Harrison has last laugh on 'the Taxman' with £100m legacy for his wife and son
Saturday 30 November 2002
The former Beatle George Harrison left his family almost £100m in his will. Probate records published yesterday showed that Harrison, who died of cancer in November last year, left £99,226,700, reduced to £98,916,400 after expenses.
Harrison, who attacked the Inland Revenue in his 1966 song "Taxman", stipulated in his will that the fortune be held in trust by three business advisers to help his family avoid 40 per cent inheritance tax.
The income from his trust will go to his wife Olivia, 54 – now among the richest 300 people in Britain – and to his son Dhani, 25, after her death.
Trustees named in his will, thought to be his solicitor and professional friends, have also been given the power to use capital to buy homes anywhere in the world for the use of his beneficiaries.

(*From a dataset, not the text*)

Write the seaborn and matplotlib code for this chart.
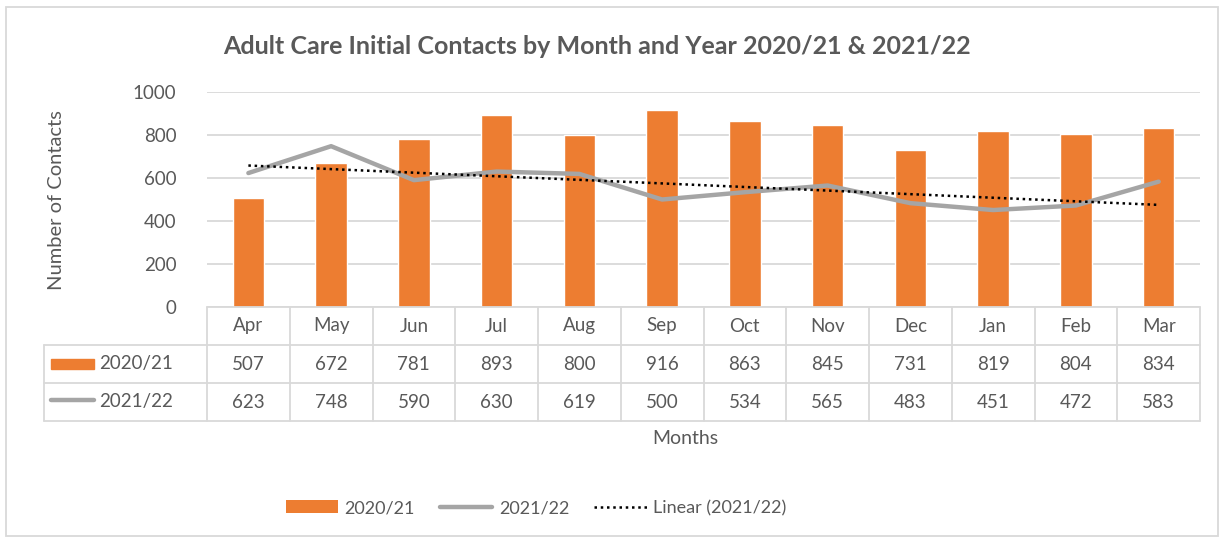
import numpy as np
import pandas as pd
import seaborn as sns
import matplotlib
matplotlib.use("Agg")
import matplotlib.pyplot as plt
from matplotlib.lines import Line2D
from matplotlib.patches import Patch, Rectangle
import matplotlib.transforms as mtransforms

months = ["Apr", "May", "Jun", "Jul", "Aug", "Sep", "Oct", "Nov", "Dec", "Jan", "Feb", "Mar"]
contacts_2020_21 = [507, 672, 781, 893, 800, 916, 863, 845, 731, 819, 804, 834]
contacts_2021_22 = [623, 748, 590, 630, 619, 500, 534, 565, 483, 451, 472, 583]
series_names = ["2020/21", "2021/22"]
y_ticks = [0, 200, 400, 600, 800, 1000]

sns.set_theme(style="white")
plt.rcParams["font.family"] = ["Lato", "DejaVu Sans"]
TXT = "#595959"
GRID = "#d9d9d9"
ORANGE = "#ED7D31"
GRAY = "#A5A5A5"

W, H = 1225, 543
fig = plt.figure(figsize=(W / 100, H / 100), dpi=100)
ax = fig.add_axes([207 / W, 1 - 307 / H, (1200 - 207) / W, (307 - 92) / H])

df = pd.DataFrame({"month": months, "v1": contacts_2020_21, "v2": contacts_2021_22})
x = np.arange(len(months))

sns.barplot(data=df, x="month", y="v1", color=ORANGE, width=0.38, saturation=1, ax=ax, zorder=2)
sns.lineplot(x=x, y=contacts_2021_22, color=GRAY, lw=3.2, ax=ax, zorder=3,
             solid_capstyle="round", solid_joinstyle="round")
coef = np.polyfit(x, contacts_2021_22, 1)
trend = np.polyval(coef, x)
ax.plot(x, trend, color="black", lw=1.8, ls=(0, (1, 1.5)), zorder=4)

ax.set_xlim(-0.5, len(months) - 0.5)
ax.set_ylim(0, 1000)
ax.set_yticks(y_ticks)
ax.set_yticklabels([str(t) for t in y_ticks], fontsize=13.5, color=TXT)
ax.tick_params(axis="y", length=0, pad=22)
ax.set_xticks([])
ax.set_xlabel("")
ax.set_ylabel("")
for s in ax.spines.values():
    s.set_visible(False)
ax.grid(axis="y", color=GRID, lw=1.3, zorder=0)
ax.set_axisbelow(True)

# Data table below axes
ax_h_px = 307 - 92
row_h = 38 / ax_h_px
trans = mtransforms.blended_transform_factory(ax.transData, ax.transAxes)
left_axes_x = (44 - 207) / (1200 - 207)  # in axes fraction
tab_kw = dict(color=GRID, lw=1.3, clip_on=False)
ax.plot([-0.5, len(months) - 0.5], [0, 0], transform=trans, **tab_kw)
for r in (1, 2, 3):
    ax.plot([left_axes_x, 1], [-r * row_h] * 2, transform=ax.transAxes, **tab_kw)
for i in range(len(months) + 1):
    ax.plot([i - 0.5, i - 0.5], [0, -3 * row_h], transform=trans, **tab_kw)
ax.plot([left_axes_x, left_axes_x], [-row_h, -3 * row_h], transform=ax.transAxes, **tab_kw)

for i, m in enumerate(months):
    ax.text(i, -0.5 * row_h, m, transform=trans, ha="center", va="center", fontsize=13.5, color=TXT)
    ax.text(i, -1.5 * row_h, str(contacts_2020_21[i]), transform=trans, ha="center", va="center",
            fontsize=13.5, color=TXT)
    ax.text(i, -2.5 * row_h, str(contacts_2021_22[i]), transform=trans, ha="center", va="center",
            fontsize=13.5, color=TXT)

# legend keys in table
fig.patches.append(Rectangle((51 / W, 1 - 369 / H), 43 / W, 10 / H, transform=fig.transFigure,
                             color=ORANGE))
fig.lines.append(Line2D([51 / W, 94 / W], [1 - 400 / H] * 2, transform=fig.transFigure,
                        color=GRAY, lw=3.2, solid_capstyle="round"))
fig.text(99 / W, 1 - 364 / H, series_names[0], ha="left", va="center", fontsize=13.5, color=TXT)
fig.text(99 / W, 1 - 401 / H, series_names[1], ha="left", va="center", fontsize=13.5, color=TXT)

# Axis titles
fig.text(685 / W, 1 - 438 / H, "Months", ha="center", va="center", fontsize=14, color=TXT)
fig.text(57 / W, 1 - 200 / H, "Number of Contacts", ha="center", va="center", rotation=90,
         fontsize=14.5, color=TXT)
fig.text(597 / W, 1 - 46 / H, "Adult Care Initial Contacts by Month and Year 2020/21 & 2021/22",
         ha="center", va="center", fontsize=18, fontweight="bold", color=TXT)

# Legend
handles = [Patch(facecolor=ORANGE, edgecolor="none"),
           Line2D([], [], color=GRAY, lw=3.2, solid_capstyle="round"),
           Line2D([], [], color="black", lw=1.8, ls=(0, (1, 1.5)))]
labels = ["2020/21", "2021/22", "Linear (2021/22)"]
fig.legend(handles, labels, loc="center", bbox_to_anchor=(536 / W, 1 - 508 / H), ncol=3,
           frameon=False, fontsize=13, labelcolor=TXT, handlelength=2.9, columnspacing=1.4,
           handletextpad=0.35)

# outer border
fig.patches.append(Rectangle((6 / W, 7 / H), (1218 - 6) / W, (536 - 7) / H, transform=fig.transFigure,
                             fill=False, edgecolor=GRID, lw=1.3))

fig.savefig("out.png", dpi=100, facecolor="white")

Harrison's estate comprises property worth an estimated £40m in Switzerland and Britain, including a £15m mansion near Henley-on-Thames, Oxfordshire, where the musician and his wife were attacked by a knife-wielding intruder in December 1999. The estate is also believed to have the rights to several songs, including the chart- topping "My Sweet Lord", and his 1970 debut solo album All Things Must Pass, as well as income from his part in producing films such as Monty Python's Life of Brian.
Harrison's income was reportedly boosted in the last year of his life, when the success of the Beatles' greatest hits compilation increased his net worth by up to 25 per cent.
"Taxman", from the 1966 album Revolver was written at a time when the Revenue was claiming a huge slice of the Beatles' earnings. He wrote: "Now my advice for those who die/Declare the pennies on your eyes/ Cause I'm the taxman/Yeah, I'm the taxman/And you're working for no one but me."